--- START MATERIAL FOR THIS TASK ---
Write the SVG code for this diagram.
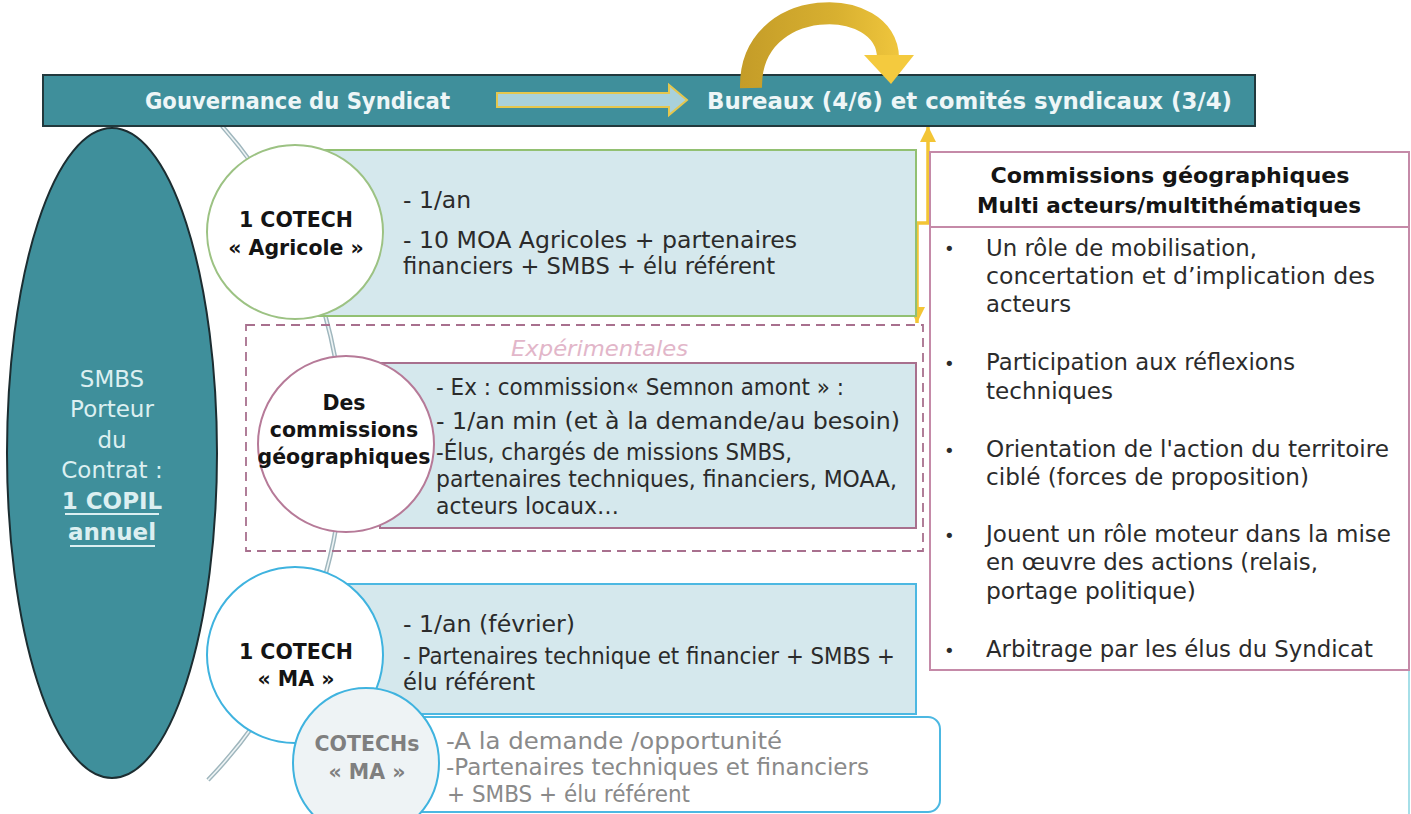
<svg xmlns="http://www.w3.org/2000/svg" width="1411" height="814" viewBox="0 0 1411 814">
<defs>
  <linearGradient id="gold" gradientUnits="userSpaceOnUse" x1="740" y1="0" x2="915" y2="0">
    <stop offset="0" stop-color="#c49c28"/>
    <stop offset="0.55" stop-color="#d8b030"/>
    <stop offset="1" stop-color="#f5cb40"/>
  </linearGradient>
  <marker id="yarrow" viewBox="0 0 16 16" refX="16" refY="8" markerWidth="16" markerHeight="16" markerUnits="userSpaceOnUse" orient="auto-start-reverse">
    <path d="M0,0 L16,8 L0,16 z" fill="#f3c535"/>
  </marker>
  <style>
    .teal { fill:#3f8f9b; }
    .body { font-family:"DejaVu Sans","Liberation Sans",sans-serif; font-size:23.5px; fill:#2b2b2b; }
    .gray { font-family:"DejaVu Sans","Liberation Sans",sans-serif; font-size:23px; fill:#8a8a8a; }
    .title { font-family:"DejaVu Sans","Liberation Sans",sans-serif; font-size:20.5px; font-weight:bold; fill:#141414; text-anchor:middle; }
    .gtitle { font-family:"DejaVu Sans","Liberation Sans",sans-serif; font-size:20.5px; font-weight:bold; fill:#7f7f7f; text-anchor:middle; }
    .head { font-family:"DejaVu Sans","Liberation Sans",sans-serif; font-size:22px; font-weight:bold; fill:#141414; text-anchor:middle; }
    .ban { font-family:"DejaVu Sans","Liberation Sans",sans-serif; font-size:22.5px; font-weight:bold; fill:#eef6f7; }
    .smbs { font-family:"DejaVu Sans","Liberation Sans",sans-serif; font-size:23px; fill:#dcefF1; text-anchor:middle; }
    .lbox { fill:#d5e8ed; stroke-width:2; }
    .circ { fill:#ffffff; stroke-width:2; }
    .bul { font-family:"DejaVu Sans","Liberation Sans",sans-serif; font-size:18px; fill:#2b2b2b; }
  </style>
</defs>
<rect width="1411" height="814" fill="#ffffff"/>

<!-- connectors -->
<g id="connectors">
  <path d="M 222 126 A 482 482 0 0 1 208 780" fill="none" stroke="#9fb6bd" stroke-width="4.5"/>
  <path d="M 222 126 A 482 482 0 0 1 208 780" fill="none" stroke="#eef4f5" stroke-width="1.6"/>
  <path d="M 928 126 L 928 223 L 917 223 L 917 323" fill="none" stroke="#f3c535" stroke-width="3.5" marker-start="url(#yarrow)" marker-end="url(#yarrow)"/>
  <line x1="1409" y1="670" x2="1409" y2="814" stroke="#a6dfe8" stroke-width="2"/>
</g>

<!-- banner -->
<g id="banner">
  <rect x="43" y="75" width="1212" height="51" class="teal" stroke="#22393d" stroke-width="2"/>
  <text x="145" y="109" class="ban" textLength="305" lengthAdjust="spacingAndGlyphs">Gouvernance du Syndicat</text>
  <path d="M 497 93 L 669 93 L 669 85 L 687 100 L 669 115 L 669 107 L 497 107 Z" fill="#a9d1db" stroke="#e5c74e" stroke-width="2"/>
  <text x="707" y="109" class="ban" textLength="525" lengthAdjust="spacingAndGlyphs">Bureaux (4/6) et comités syndicaux (3/4)</text>
</g>

<!-- gold curved arrow -->
<g id="gold-arrow">
  <path d="M 751 88 C 749 -6, 888 -6, 888 58" fill="none" stroke="url(#gold)" stroke-width="22"/>
  <polygon points="864,55 914,55 891,84" fill="#f4ca3e"/>
</g>

<!-- SMBS ellipse -->
<g id="smbs">
  <ellipse cx="112" cy="453" rx="105" ry="325" class="teal" stroke="#1c2d31" stroke-width="2"/>
  <text x="112" y="387" class="smbs">SMBS</text>
  <text x="112" y="417" class="smbs">Porteur</text>
  <text x="112" y="448" class="smbs">du</text>
  <text x="112" y="478" class="smbs">Contrat :</text>
  <text x="112" y="509" class="smbs" font-weight="bold" font-size="22">1 COPIL</text>
  <line x1="65" y1="514" x2="159" y2="514" stroke="#dcefF1" stroke-width="2"/>
  <text x="112" y="540" class="smbs" font-weight="bold" font-size="22">annuel</text>
  <line x1="70" y1="546" x2="155" y2="546" stroke="#dcefF1" stroke-width="2"/>
</g>

<!-- COTECH Agricole -->
<g id="cotech-agricole">
  <rect x="318" y="150" width="598" height="166" class="lbox" stroke="#92c072"/>
  <ellipse cx="295" cy="232" rx="88" ry="87" class="circ" stroke="#9cc283"/>
  <text x="296" y="227" class="title">1 COTECH</text>
  <text x="296" y="255" class="title">« Agricole »</text>
  <text x="403" y="208" class="body">- 1/an</text>
  <text x="403" y="248" class="body" textLength="394" lengthAdjust="spacingAndGlyphs">- 10 MOA Agricoles + partenaires</text>
  <text x="403" y="274" class="body" textLength="372" lengthAdjust="spacingAndGlyphs">financiers + SMBS + élu référent</text>
</g>

<!-- Expérimentales -->
<g id="experimentales">
  <rect x="246" y="325" width="677" height="226" fill="none" stroke="#a8708e" stroke-width="1.8" stroke-dasharray="9 6"/>
  <text x="511" y="356" font-family="DejaVu Sans, Liberation Sans, sans-serif" font-size="22" font-style="italic" fill="#e2b6c9" textLength="177" lengthAdjust="spacingAndGlyphs">Expérimentales</text>
</g>

<!-- commissions géographiques -->
<g id="commissions">
  <rect x="380" y="363" width="536" height="165" class="lbox" stroke="#a8708e"/>
  <ellipse cx="346" cy="444" rx="88" ry="88" class="circ" stroke="#b67a98"/>
  <text x="344" y="410" class="title">Des</text>
  <text x="344" y="437" class="title">commissions</text>
  <text x="344" y="464" class="title">géographiques</text>
  <text x="436" y="395" class="body" textLength="408" lengthAdjust="spacingAndGlyphs">- Ex : commission« Semnon amont » :</text>
  <text x="436" y="429" class="body" textLength="464" lengthAdjust="spacingAndGlyphs">- 1/an min (et à la demande/au besoin)</text>
  <text x="436" y="460" class="body" textLength="356" lengthAdjust="spacingAndGlyphs">-Élus, chargés de missions SMBS,</text>
  <text x="436" y="487" class="body" textLength="461" lengthAdjust="spacingAndGlyphs">partenaires techniques, financiers, MOAA,</text>
  <text x="436" y="514" class="body" textLength="183" lengthAdjust="spacingAndGlyphs">acteurs locaux…</text>
</g>

<!-- COTECH MA -->
<g id="cotech-ma">
  <rect x="330" y="584" width="586" height="130" class="lbox" stroke="#4cb8e2"/>
  <ellipse cx="295" cy="655" rx="88" ry="88" class="circ" stroke="#3fb3df"/>
  <text x="296" y="659" class="title">1 COTECH</text>
  <text x="296" y="686" class="title">« MA »</text>
  <text x="403" y="632" class="body" textLength="172" lengthAdjust="spacingAndGlyphs">- 1/an (février)</text>
  <text x="403" y="664" class="body" textLength="492" lengthAdjust="spacingAndGlyphs">- Partenaires technique et financier + SMBS +</text>
  <text x="403" y="690" class="body" textLength="132" lengthAdjust="spacingAndGlyphs">élu référent</text>
</g>

<!-- COTECHs MA -->
<g id="cotechs-ma">
  <rect x="380" y="717" width="560" height="95" rx="12" ry="12" fill="#ffffff" stroke="#4cb8e2" stroke-width="2"/>
  <ellipse cx="366" cy="763" rx="73" ry="75" fill="#eef3f5" stroke="#3fb3df" stroke-width="2"/>
  <text x="367" y="751" class="gtitle">COTECHs</text>
  <text x="367" y="779" class="gtitle">« MA »</text>
  <text x="446" y="749" class="gray" textLength="336" lengthAdjust="spacingAndGlyphs">-A la demande /opportunité</text>
  <text x="446" y="775" class="gray" textLength="423" lengthAdjust="spacingAndGlyphs">-Partenaires techniques et financiers</text>
  <text x="447" y="802" class="gray" textLength="243" lengthAdjust="spacingAndGlyphs">+ SMBS + élu référent</text>
</g>

<!-- right panel -->
<g id="panel">
  <rect x="930" y="152" width="479" height="518" fill="#ffffff" stroke="#c58aa8" stroke-width="2"/>
  <line x1="930" y1="227" x2="1409" y2="227" stroke="#c58aa8" stroke-width="2"/>
  <text x="1170" y="183" class="head" textLength="359" lengthAdjust="spacingAndGlyphs">Commissions géographiques</text>
  <text x="1169" y="213" class="head" textLength="384" lengthAdjust="spacingAndGlyphs">Multi acteurs/multithématiques</text>
  <text x="944" y="255" class="bul">•</text>
  <text x="986" y="256" class="body" textLength="271" lengthAdjust="spacingAndGlyphs">Un rôle de mobilisation,</text>
  <text x="986" y="284" class="body" textLength="389" lengthAdjust="spacingAndGlyphs">concertation et d’implication des</text>
  <text x="986" y="312" class="body" textLength="85" lengthAdjust="spacingAndGlyphs">acteurs</text>
  <text x="944" y="370" class="bul">•</text>
  <text x="986" y="370" class="body" textLength="309" lengthAdjust="spacingAndGlyphs">Participation aux réflexions</text>
  <text x="986" y="399" class="body" textLength="127" lengthAdjust="spacingAndGlyphs">techniques</text>
  <text x="944" y="457" class="bul">•</text>
  <text x="986" y="457" class="body" textLength="403" lengthAdjust="spacingAndGlyphs">Orientation de l'action du territoire</text>
  <text x="986" y="485" class="body" textLength="323" lengthAdjust="spacingAndGlyphs">ciblé (forces de proposition)</text>
  <text x="944" y="542" class="bul">•</text>
  <text x="986" y="542" class="body" textLength="405" lengthAdjust="spacingAndGlyphs">Jouent un rôle moteur dans la mise</text>
  <text x="986" y="570" class="body" textLength="332" lengthAdjust="spacingAndGlyphs">en œuvre des actions (relais,</text>
  <text x="986" y="599" class="body" textLength="210" lengthAdjust="spacingAndGlyphs">portage politique)</text>
  <text x="944" y="657" class="bul">•</text>
  <text x="986" y="657" class="body" textLength="387" lengthAdjust="spacingAndGlyphs">Arbitrage par les élus du Syndicat</text>
</g>
</svg>
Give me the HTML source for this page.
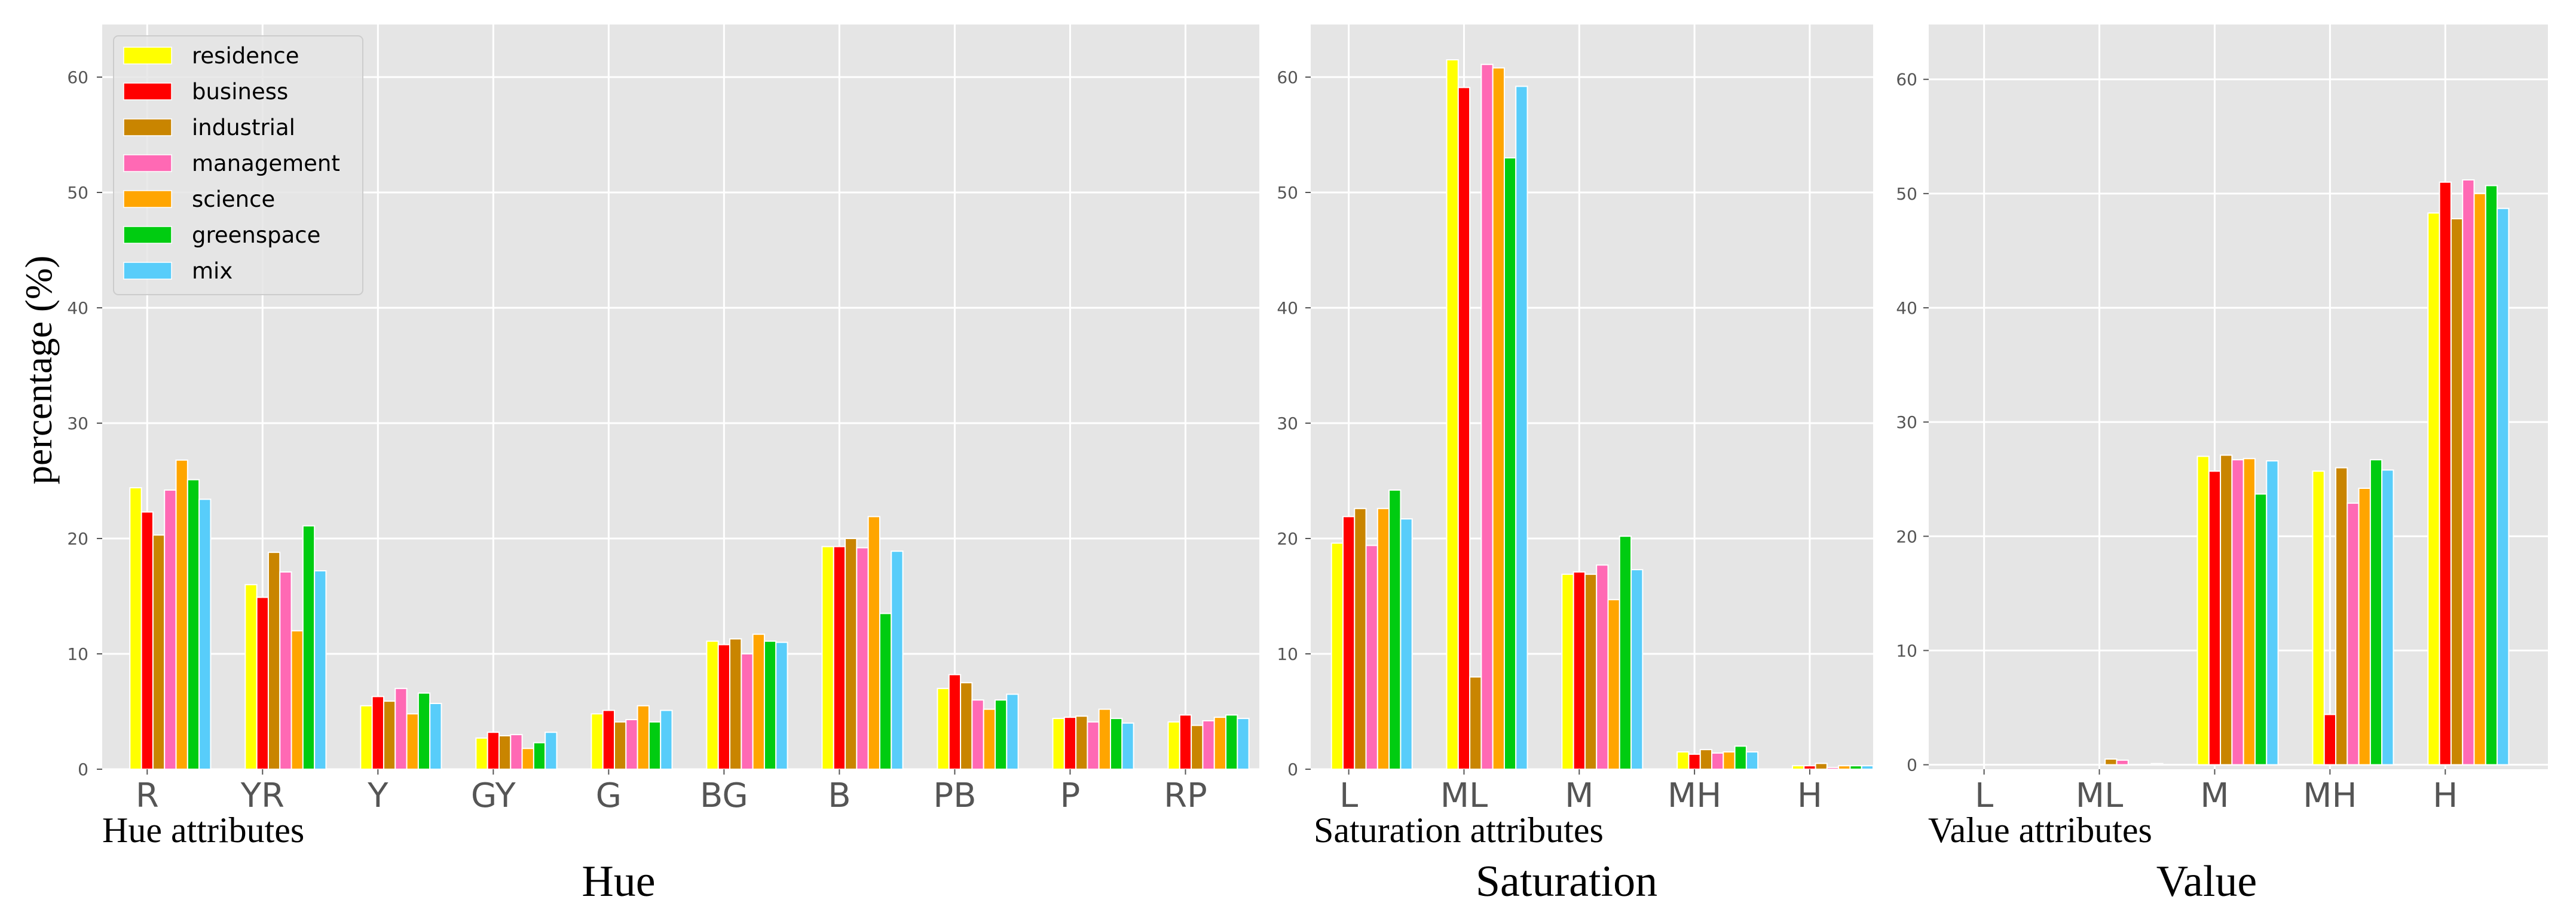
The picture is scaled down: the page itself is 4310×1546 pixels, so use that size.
<!DOCTYPE html>
<html><head><meta charset="utf-8"><style>
html,body{margin:0;padding:0;background:#fff;}
svg{display:block;}
</style></head><body>
<svg id="chart" width="4310" height="1546" viewBox="0 0 4310 1546" xmlns="http://www.w3.org/2000/svg"></svg>
<script>
const series = ["residence","business","industrial","management","science","greenspace","mix"];
const colors = ["#ffff00","#ff0000","#c98500","#ff69b4","#ffa500","#00cc11","#58cdfa"];
const hueCats = ["R","YR","Y","GY","G","BG","B","PB","P","RP"];
const satCats = ["L","ML","M","MH","H"];
const valCats = ["L","ML","M","MH","H"];
const yTicks = [0,10,20,30,40,50,60];
// values per category, ordered by series
const hueVals = [
 [24.4,22.3,20.3,24.2,26.8,25.1,23.4],
 [16.0,14.9,18.8,17.1,12.0,21.1,17.2],
 [5.5,6.3,5.9,7.0,4.8,6.6,5.7],
 [2.7,3.2,2.9,3.0,1.8,2.3,3.2],
 [4.8,5.1,4.1,4.3,5.5,4.1,5.1],
 [11.1,10.8,11.3,10.0,11.7,11.1,11.0],
 [19.3,19.3,20.0,19.2,21.9,13.5,18.9],
 [7.0,8.2,7.5,6.0,5.2,6.0,6.5],
 [4.4,4.5,4.6,4.1,5.2,4.4,4.0],
 [4.1,4.7,3.8,4.2,4.5,4.7,4.4]
];
const satVals = [
 [19.6,21.9,22.6,19.4,22.6,24.2,21.7],
 [61.5,59.1,8.0,61.1,60.8,53.0,59.2],
 [16.9,17.1,16.9,17.7,14.7,20.2,17.3],
 [1.5,1.3,1.7,1.4,1.5,2.0,1.5],
 [0.3,0.3,0.5,0.15,0.3,0.3,0.3]
];
const valVals = [
 [0,0,0,0,0,0,0],
 [0,0,0.5,0.4,0,0,0.1],
 [27.0,25.7,27.1,26.7,26.8,23.7,26.6],
 [25.7,4.4,26.0,22.9,24.2,26.7,25.8],
 [48.3,51.0,47.8,51.2,50.0,50.7,48.7]
];

const NS="http://www.w3.org/2000/svg";
const svg=document.getElementById('chart');
function mk(tag,attrs,parent){const e=document.createElementNS(NS,tag);for(const k in attrs)e.setAttribute(k,attrs[k]);(parent||svg).appendChild(e);return e;}

function panel(name,cats,vals,box,xlim,ylim,ylabX,subTitle,subX,title,titleX){
  const g=mk('g',{});
  
  
  const sx=v=>box.x+(v-xlim[0])/(xlim[1]-xlim[0])*box.w;
  const sy=v=>box.y+box.h-(v-ylim[0])/(ylim[1]-ylim[0])*box.h;
  const bg=mk('rect',{x:box.x,y:box.y,width:box.w,height:box.h,fill:'#e5e5e5'},g);
  
  
  yTicks.forEach(t=>{
    const y=sy(t);
    const gl=mk('line',{x1:box.x,x2:box.x+box.w,y1:y,y2:y,stroke:'#fff','stroke-width':3},g);
    
    
    mk('line',{x1:box.x-9,x2:box.x,y1:y,y2:y,stroke:'#555','stroke-width':2},g);
    const tx=mk('text',{x:ylabX,y:y+10,'text-anchor':'end','font-family':'DejaVu Sans, Liberation Sans, sans-serif','font-size':28,fill:'#555'},g);
    tx.textContent=t;
    
    
  });
  cats.forEach((c,i)=>{
    const x=sx(i);
    const gl=mk('line',{x1:x,x2:x,y1:box.y,y2:box.y+box.h,stroke:'#fff','stroke-width':3},g);
    
    
    mk('line',{x1:x,x2:x,y1:box.y+box.h,y2:box.y+box.h+9,stroke:'#555','stroke-width':2},g);
    const tx=mk('text',{x:x,y:box.y+box.h+63,'text-anchor':'middle','font-family':'DejaVu Sans, Liberation Sans, sans-serif','font-size':56,fill:'#555'},g);
    tx.textContent=c;
    
    
  });
  const clip=mk('clipPath',{id:'clip-'+name},g);
  mk('rect',{x:box.x,y:box.y,width:box.w,height:box.h},clip);
  const bars=mk('g',{'clip-path':'url(#clip-'+name+')'},g);
  const bw=0.1;
  cats.forEach((c,i)=>{
    series.forEach((s,j)=>{
      const v=vals[i][j];
      const xc=i+(j-1)*bw;
      const x0=sx(xc-bw/2), x1=sx(xc+bw/2);
      const y0=sy(0), y1=sy(v);
      const r=mk('rect',{x:x0,y:Math.min(y0,y1),width:x1-x0,height:Math.abs(y0-y1),fill:colors[j],stroke:'#fff','stroke-width':2},bars);
      
      
    });
  });
  const st=mk('text',{x:subX,y:1409,'font-family':'Liberation Serif, serif','font-size':60,fill:'#000'},g);
  st.textContent=subTitle;
  
  
  const tt=mk('text',{x:titleX,y:1499,'text-anchor':'middle','font-family':'Liberation Serif, serif','font-size':74,fill:'#000'},g);
  tt.textContent=title;
  
  
}

panel('hue',hueCats,hueVals,{x:171,y:41,w:1936,h:1246},[-0.39,9.64],[0,64.56],148,'Hue attributes',171,'Hue',1035);
panel('saturation',satCats,satVals,{x:2193,y:41,w:941,h:1246},[-0.33,4.55],[0,64.56],2172,'Saturation attributes',2198,'Saturation',2621);
panel('value',valCats,valVals,{x:3227,y:41,w:1036,h:1246},[-0.48,4.89],[-0.39,64.8],3208,'Value attributes',3226,'Value',3692);

const yt=mk('text',{x:0,y:0,transform:'translate(86,619) rotate(-90)','text-anchor':'middle','font-family':'Liberation Serif, serif','font-size':63,fill:'#000'});
yt.textContent='percentage (%)';



// legend
const lg=mk('g',{});


mk('rect',{x:190,y:60,width:417,height:433,rx:8,fill:'#e5e5e5','fill-opacity':0.85,stroke:'#cccccc','stroke-width':2},lg);
series.forEach((s,j)=>{
  const cy=93+j*60;
  const e=mk('g',{},lg);
  
  
  mk('rect',{x:207,y:cy-14,width:80,height:28,fill:colors[j],stroke:'#fff','stroke-width':1.5},e);
  const t=mk('text',{x:321,y:cy+13,'font-family':'DejaVu Sans, Liberation Sans, sans-serif','font-size':37,fill:'#000'},e);
  t.textContent=s;
});
</script>
</body></html>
--- END MATERIAL FOR THIS TASK ---
### WRITTEN PROBLEM:
Copy out the lines in which the string "page" appears.

### SOLUTION BELOW:
Give me the HTML source for this page.
The picture is scaled down: the page itself is 4310×1546 pixels, so use that size.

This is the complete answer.